We provide an illustrative example which solves the following DDE :

\(\frac{dy}{dt}= -y(t-2), \quad \psi(t<0) = 2\) over the interval \([0, 5]\).

import matplotlib.pyplot as plt
from torchdde import RK4
import torch

def simple_dde(t, y, args, *, history):
    # `history` corresponds to the list of
    # delayed states defined in your DDE
    # i.e. here history=[y(t-2)]
    return -history[0]

device = torch.device("cuda:0" if torch.cuda.is_available() else "cpu")

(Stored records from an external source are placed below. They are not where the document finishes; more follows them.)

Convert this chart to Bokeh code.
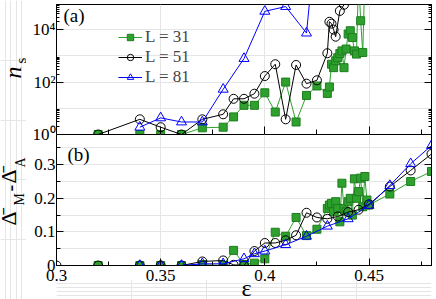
from bokeh.plotting import figure
from bokeh.layouts import column, row
from bokeh.models import (Range1d, LinearAxis, LogAxis, FixedTicker, Label,
                          Legend, LegendItem, CustomJSTickFormatter)
from bokeh.embed import file_html
from bokeh.resources import INLINE

# ---------------- data ----------------
# panel (a): n_s  (values beyond the top of the axis run off the panel)
eps_31_top = [0.32, 0.34, 0.35, 0.36, 0.37, 0.38, 0.385, 0.39, 0.395, 0.40, 0.405, 0.41, 0.415,
              0.42, 0.425, 0.43, 0.431, 0.432, 0.433, 0.434, 0.435, 0.436, 0.437, 0.438, 0.439,
              0.44, 0.441, 0.442, 0.443, 0.444, 0.445, 0.446, 0.447, 0.448]
ns_31 = [1, 1, 1, 1, 1.8, 1.9, 4.7, 13, 13, 39, 7.2, 100, 3, 31, 71, 37, 65, 480, 355, 650, 850,
         1230, 1550, 355, 1820, 6800, 9100, 5000, 1550, 1170, 1e6, 21900, 1350, 1e6]

eps_51_top = [0.32, 0.34, 0.35, 0.36, 0.37, 0.38, 0.385, 0.39, 0.395, 0.40, 0.405, 0.41, 0.415,
              0.42, 0.425, 0.43, 0.431, 0.432, 0.433, 0.434, 0.436, 0.438, 0.44]
ns_51 = [1, 3.8, 1.9, 1, 3.8, 5.9, 23, 23, 36, 170, 480, 3.8, 450, 87, 117, 1260, 20000, 17000,
         10000, 5400, 52000, 89000, 1e6]

eps_81_top = [0.34, 0.35, 0.36, 0.37, 0.38, 0.39, 0.40, 0.41, 0.42, 0.43]
ns_81 = [1.9, 4.3, 3, 3, 53, 790, 50000, 76000, 7400, 1e12]

# panel (b): mean Delta_M - mean Delta_A
eps_31_bot = [0.32, 0.34, 0.35, 0.36, 0.37, 0.38, 0.385, 0.39, 0.395, 0.40, 0.405, 0.41, 0.415,
              0.42, 0.425, 0.43, 0.431, 0.432, 0.433, 0.434, 0.435, 0.436, 0.437, 0.438, 0.439,
              0.44, 0.441, 0.442, 0.443, 0.444, 0.445, 0.446, 0.447, 0.448, 0.449, 0.45, 0.46,
              0.47, 0.48]
d_31 = [0, 0, 0, 0, 0.003, 0, 0.045, 0.003, 0.007, 0.02, 0.099, 0.087, 0.143, 0.089, 0.108, 0.17,
        0.18, 0.185, 0.16, 0.19, 0.17, 0.13, 0.245, 0.17, 0.16, 0.19, 0.2, 0.15, 0.258, 0.2, 0.22,
        0.26, 0.175, 0.265, 0.195, 0.18, 0.213, 0.25, 0.28]

eps_51_bot = [0.30, 0.32, 0.34, 0.35, 0.36, 0.37, 0.38, 0.385, 0.39, 0.395, 0.40, 0.405, 0.41,
              0.415, 0.42, 0.425, 0.43, 0.435, 0.44, 0.445, 0.45, 0.46, 0.47, 0.48]
d_51 = [0, 0, 0, 0, 0, 0.012, 0.015, 0.002, 0, 0.043, 0.067, 0.067, 0.075, 0.09, 0.157, 0.143,
        0.139, 0.146, 0.159, 0.166, 0.182, 0.235, 0.283, 0.332]

eps_81_bot = [0.34, 0.35, 0.36, 0.37, 0.38, 0.39, 0.395, 0.40, 0.41, 0.42, 0.43, 0.44, 0.45, 0.46,
              0.47, 0.48]
d_81 = [0, 0, 0, 0.005, 0.005, 0.02, 0.035, 0.043, 0.062, 0.087, 0.117, 0.139, 0.179, 0.238,
        0.303, 0.357]

legend_labels = ["L = 31", "L = 51", "L = 81"]

x_major = [0.3, 0.35, 0.4, 0.45]
x_minor = [0.325, 0.375, 0.425, 0.475]
d_major = [0, 0.1, 0.2, 0.3]
d_minor = [0.05, 0.15, 0.25, 0.35]
n_major = [1, 100, 10000]
n_major_labels = ["10\u2070", "10\u00b2", "10\u2074"]
n_minor = [k * 10 ** e for e in (0, 2, 4) for k in range(2, 10)]

# ---------------- style constants ----------------
FONT = "Liberation Serif"
GREEN = "#2ea02e"
GREEN_DARK = "#1d7d1d"
BLUE = "#0000ff"
X0, X1 = 0.3, 0.48
D_TOP = 0.39
N_TOP = 10 ** 4.96
W, H = 436, 299
WL = 26                 # strip that holds the rotated y titles
WP = W - WL             # width of the panel figures
OVER = 9                # border overlap between panel (a) and panel (b)
TOP_H = 4 + 130 + OVER
BOT_H = H - TOP_H + 2 * OVER
XL_H = 20               # strip with the x title, lying over panel (b)'s lower border

xr = Range1d(X0, X1)

num_fmt = CustomJSTickFormatter(code="return String(Math.round(tick*1000)/1000)")
blank_fmt = CustomJSTickFormatter(code="return ''")
log_fmt = CustomJSTickFormatter(args=dict(vals=n_major, labs=n_major_labels),
                                code="const i = vals.indexOf(tick); return i >= 0 ? labs[i] : ''")


def style(ax, major=7, minor=4, labels=True):
    ax.major_tick_in = major
    ax.major_tick_out = 0
    ax.minor_tick_in = minor
    ax.minor_tick_out = 0
    ax.axis_line_color = "black"
    ax.major_tick_line_color = "black"
    ax.minor_tick_line_color = "black"
    ax.major_label_text_font = FONT
    ax.major_label_text_color = "black"
    if labels:
        ax.major_label_text_font_size = "17px"
        ax.major_label_standoff = 1
    else:
        ax.formatter = blank_fmt
        ax.major_label_text_font_size = "0px"
        ax.major_label_standoff = 0
    return ax


def base_fig(height, y_range, y_type, **kw):
    f = figure(width=WP, height=height, output_backend="svg", toolbar_location=None,
               x_range=xr, y_range=y_range, y_axis_type=y_type,
               x_axis_location=None, y_axis_location=None,
               min_border_left=56 - WL, min_border_right=5, **kw)
    f.outline_line_color = "black"
    f.outline_line_width = 1
    f.background_fill_color = "white"
    f.border_fill_alpha = 0
    return f


def lab(fig, text, x, y, size, angle=0.0, style="normal", align="left", baseline="alphabetic"):
    fig.add_layout(Label(text=text, x=x, y=y, x_units="screen", y_units="screen", angle=angle,
                         text_font=FONT, text_font_size=size, text_font_style=style,
                         text_align=align, text_baseline=baseline, text_color="black"))


# ---------------- strip with the rotated y titles ----------------
tf = figure(width=WL, height=H, output_backend="svg", toolbar_location=None,
            x_range=Range1d(0, 1), y_range=Range1d(0, 1), x_axis_location=None,
            y_axis_location=None, min_border=0)
tf.outline_line_color = None
tf.background_fill_color = "white"
tf.border_fill_color = "white"

ROT = 1.5707963267948966
lab(tf, "n", 12, 221, "24px", angle=ROT, style="italic")
lab(tf, "s", 20, 236, "15px", angle=ROT)
lab(tf, "\u0394\u0304", 8, 74, "22px", angle=ROT)
lab(tf, "M", 19, 94, "14px", angle=ROT)
lab(tf, "-", 9, 108, "20px", angle=ROT)
lab(tf, "\u0394\u0304", 8, 116, "22px", angle=ROT)
lab(tf, "A", 20, 132, "14px", angle=ROT)

# ---------------- panel (a) ----------------
pa = base_fig(TOP_H, Range1d(1, N_TOP), "log", min_border_top=4, min_border_bottom=OVER)
pa.add_layout(style(LogAxis(ticker=FixedTicker(ticks=n_major, minor_ticks=n_minor),
                            formatter=log_fmt), 7, 3), "left")
pa.add_layout(style(LogAxis(ticker=FixedTicker(ticks=n_major, minor_ticks=n_minor)), 7, 3,
                    labels=False), "right")
pa.add_layout(style(LinearAxis(ticker=FixedTicker(ticks=x_major, minor_ticks=x_minor)), 8, 5,
                    labels=False), "below")

g1 = pa.line(eps_31_top, ns_31, line_color=GREEN, line_width=1)
g2 = pa.scatter(eps_31_top, ns_31, marker="square", size=8, fill_color=GREEN,
                line_color=GREEN_DARK)
k1 = pa.line(eps_51_top, ns_51, line_color="black", line_width=1)
k2 = pa.scatter(eps_51_top, ns_51, marker="circle", size=9, fill_color=None, line_color="black")
b1 = pa.line(eps_81_top, ns_81, line_color=BLUE, line_width=1)
b2 = pa.scatter(eps_81_top, ns_81, marker="triangle", size=10, fill_color=None, line_color=BLUE)

legend = Legend(items=[LegendItem(label=legend_labels[0], renderers=[g1, g2]),
                       LegendItem(label=legend_labels[1], renderers=[k1, k2]),
                       LegendItem(label=legend_labels[2], renderers=[b1, b2])],
                location=(62, 47), background_fill_alpha=0, border_line_color=None,
                padding=0, margin=0, spacing=-2, glyph_width=24, glyph_height=16,
                label_height=16, label_standoff=3, label_text_font=FONT,
                label_text_font_size="17px")
pa.add_layout(legend)
lab(pa, "(a)", 7, 130, "19px", baseline="top")

# ---------------- panel (b) ----------------
pb = base_fig(BOT_H, Range1d(0, D_TOP), "linear", min_border_top=OVER, min_border_bottom=34)
pb.add_layout(style(LinearAxis(ticker=FixedTicker(ticks=d_major, minor_ticks=d_minor),
                               formatter=num_fmt)), "left")
pb.add_layout(style(LinearAxis(ticker=FixedTicker(ticks=d_major, minor_ticks=d_minor)),
                    labels=False), "right")
xb = style(LinearAxis(ticker=FixedTicker(ticks=x_major, minor_ticks=x_minor), formatter=num_fmt))
xb.major_label_standoff = 4
pb.add_layout(xb, "below")

pb.line(eps_31_bot, d_31, line_color=GREEN, line_width=1)
pb.scatter(eps_31_bot, d_31, marker="square", size=8, fill_color=GREEN, line_color=GREEN_DARK)
pb.line(eps_51_bot, d_51, line_color="black", line_width=1)
pb.scatter(eps_51_bot, d_51, marker="circle", size=9, fill_color=None, line_color="black")
pb.line(eps_81_bot, d_81, line_color=BLUE, line_width=1)
pb.scatter(eps_81_bot, d_81, marker="triangle", size=10, fill_color=None, line_color=BLUE)
lab(pb, "(b)", 11, 122, "19px", baseline="top")

# ---------------- strip with the x title ----------------
xf = figure(width=WP, height=XL_H, output_backend="svg", toolbar_location=None,
            x_range=Range1d(0, 1), y_range=Range1d(0, 1), x_axis_location=None,
            y_axis_location=None, min_border=0)
xf.outline_line_color = None
xf.background_fill_alpha = 0
xf.border_fill_alpha = 0
lab(xf, "\u03b5", 190, -1, "24px", align="center", baseline="bottom")

# overlaps: panel (b) over panel (a)'s lower border, the x title strip over panel (b)'s
pb.margin = (-2 * OVER, 0, 0, 0)
xf.margin = (-XL_H, 0, 0, 0)

layout = row(tf, column(pa, pb, xf, spacing=0), spacing=0)
open("out.html", "w").write(file_html(layout, INLINE))
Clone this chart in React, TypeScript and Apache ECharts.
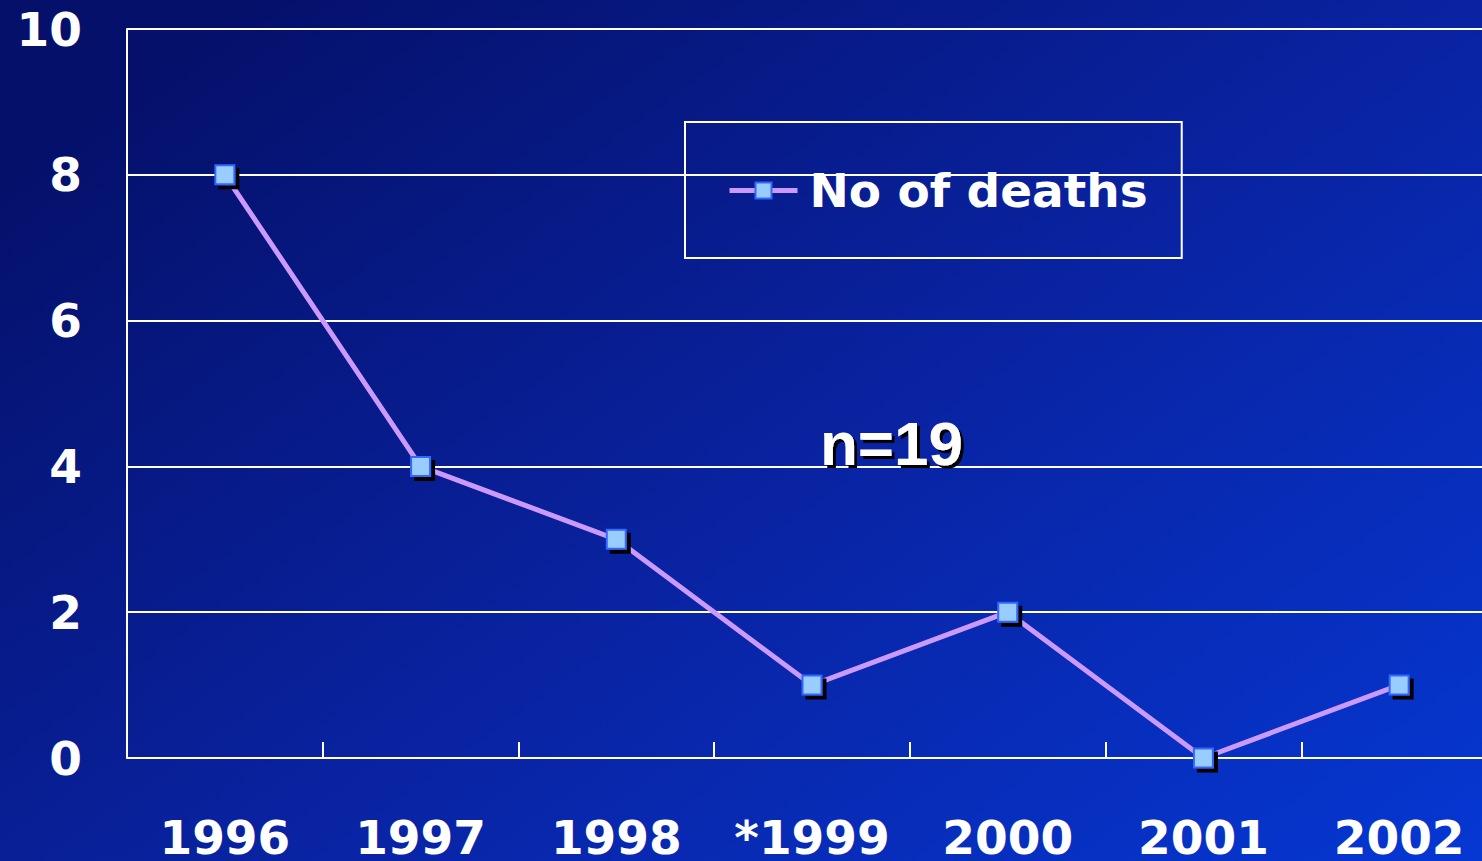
import React, { useEffect, useRef } from "react";
import * as echarts from "echarts";

const years = ["1996", "1997", "1998", "*1999", "2000", "2001", "2002"];
const deaths = [8, 4, 3, 1, 2, 0, 1];
const yTicks = [0, 2, 4, 6, 8, 10];
const seriesName = "No of deaths";
const annotation = "n=19";

export default function App() {
  const ref = useRef<HTMLDivElement>(null);
  useEffect(() => {
    if (!ref.current) return;
    const chart = echarts.init(ref.current, undefined, { renderer: "svg" });
    const font = "'DejaVu Sans', Verdana, sans-serif";
    const nFont = "bold 62px 'Liberation Sans', Arial, sans-serif";
    chart.setOption({
      animation: false,
      backgroundColor: new echarts.graphic.LinearGradient(0, 0.2, 1, 1, [
        { offset: 0, color: "#04106a" },
        { offset: 0.5, color: "#0923a2" },
        { offset: 1, color: "#0538d4" },
      ]),
      grid: { left: 127, top: 29, width: 1370, height: 731 },
      legend: {
        left: 685,
        top: 122,
        padding: [45, 34, 44, 42],
        borderColor: "#ffffff",
        borderWidth: 2,
        itemWidth: 68,
        itemHeight: 20,
        data: [seriesName],
        itemStyle: {
          color: "#99ccff",
          borderColor: "#3366ff",
          borderWidth: 2,
          shadowColor: "rgba(0,0,0,0)",
          shadowOffsetX: 0,
          shadowOffsetY: 0,
        },
        lineStyle: { color: "#cc99ff", width: 5 },
        textStyle: {
          color: "#ffffff",
          fontSize: 47,
          fontWeight: "bold",
          fontFamily: font,
          padding: [0, 0, 0, 7],
        },
      },
      xAxis: {
        type: "category",
        data: years,
        boundaryGap: true,
        axisLine: { show: true, lineStyle: { color: "#ffffff", width: 2 } },
        axisTick: {
          show: true,
          inside: true,
          interval: 0,
          length: 16,
          lineStyle: { color: "#ffffff", width: 2 },
        },
        axisLabel: {
          interval: 0,
          color: "#ffffff",
          fontSize: 47,
          lineHeight: 41,
          fontWeight: "bold",
          fontFamily: font,
          margin: 59,
        },
        splitLine: { show: false },
      },
      yAxis: {
        type: "value",
        min: yTicks[0],
        max: yTicks[yTicks.length - 1],
        interval: yTicks[1] - yTicks[0],
        axisLine: { show: true, lineStyle: { color: "#ffffff", width: 2 } },
        axisTick: { show: false },
        axisLabel: {
          color: "#ffffff",
          fontSize: 47,
          fontWeight: "bold",
          fontFamily: font,
          margin: 45,
        },
        splitLine: { show: true, lineStyle: { color: "#ffffff", width: 2 } },
      },
      graphic: [
        {
          type: "text",
          left: 820,
          top: 412,
          z: 11,
          silent: true,
          style: {
            text: annotation,
            fill: "#ffffff",
            font: nFont,
            textShadowColor: "#000000",
            textShadowBlur: 1,
            textShadowOffsetX: 3,
            textShadowOffsetY: 3,
          },
        },
      ],
      series: [
        {
          name: seriesName,
          type: "line",
          data: deaths,
          symbol: "rect",
          symbolSize: 19,
          lineStyle: { color: "#cc99ff", width: 5 },
          itemStyle: {
            color: "#99ccff",
            borderColor: "#3366ff",
            borderWidth: 2,
            shadowColor: "#000000",
            shadowOffsetX: 4,
            shadowOffsetY: 4,
            shadowBlur: 0,
          },
          z: 5,
        },
      ],
    });
    return () => chart.dispose();
  }, []);
  return (
    <div
      style={{
        position: "absolute",
        left: 0,
        top: 0,
        width: 1482,
        height: 861,
        overflow: "hidden",
      }}
    >
      <div ref={ref} style={{ width: 1520, height: 861 }} />
    </div>
  );
}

# Define the time span of the DDE
ts = torch.linspace(0, 5, 51)
ts = ts.to(device)

# Define the delays, here there is only one tau=2.0
delays = torch.tensor([2.0])
delays = delays.to(device)

# Defining a constant history function for the DDE
history_values = torch.tensor([3.0])
history_values = history_values.reshape(-1, 1)
history_values = history_values.to(device)
history_function = lambda t: history_values

# Solve the DDE by using the RK4 method
solver = RK4()
solution = torchdde.integrate(simple_dde, solver, ts[0], ts[-1], ts, history_function, None, dt0=ts[1]-ts[0], delays=delays)
  • The numerical solver used is RK4 is the 4th Runge Kutta method.
  • The solution is saved at each time stamp in ts.
  • The initial step size is equal to ts[1]-ts[0].

... ODEs¤

We provide an illustrative example which solves the following ODE :

\(\frac{dy}{dt}= -y(t)^{2}, \quad y(0) = 2\) over the interval \([0, 5]\).

import matplotlib.pyplot as plt
from torchdde import RK4
import torch

def simple_ode(t, y, args):
    return -y**2

device = torch.device("cuda:0" if torch.cuda.is_available() else "cpu")

# Define the time span of the ODE
ts = torch.linspace(0, 5, 51)
ts = ts.to(device)

# Initial condition 
y0 = torch.tensor([3.0])
y0 = y0.reshape(-1, 1)
y0 = y0.to(device)

# Solve the ODE by using the RK4 method
solver = RK4()
solution = torchdde.integrate(simple_ode, solver, ts[0], ts[-1], ts, y0, None, dt0=ts[1]-ts[0], delays=None)
  • The numerical solver used is RK4 is the 4th Runge Kutta method.
  • The solution is saved at each time stamp in ts.
  • The initial step size is equal to ts[1]-ts[0].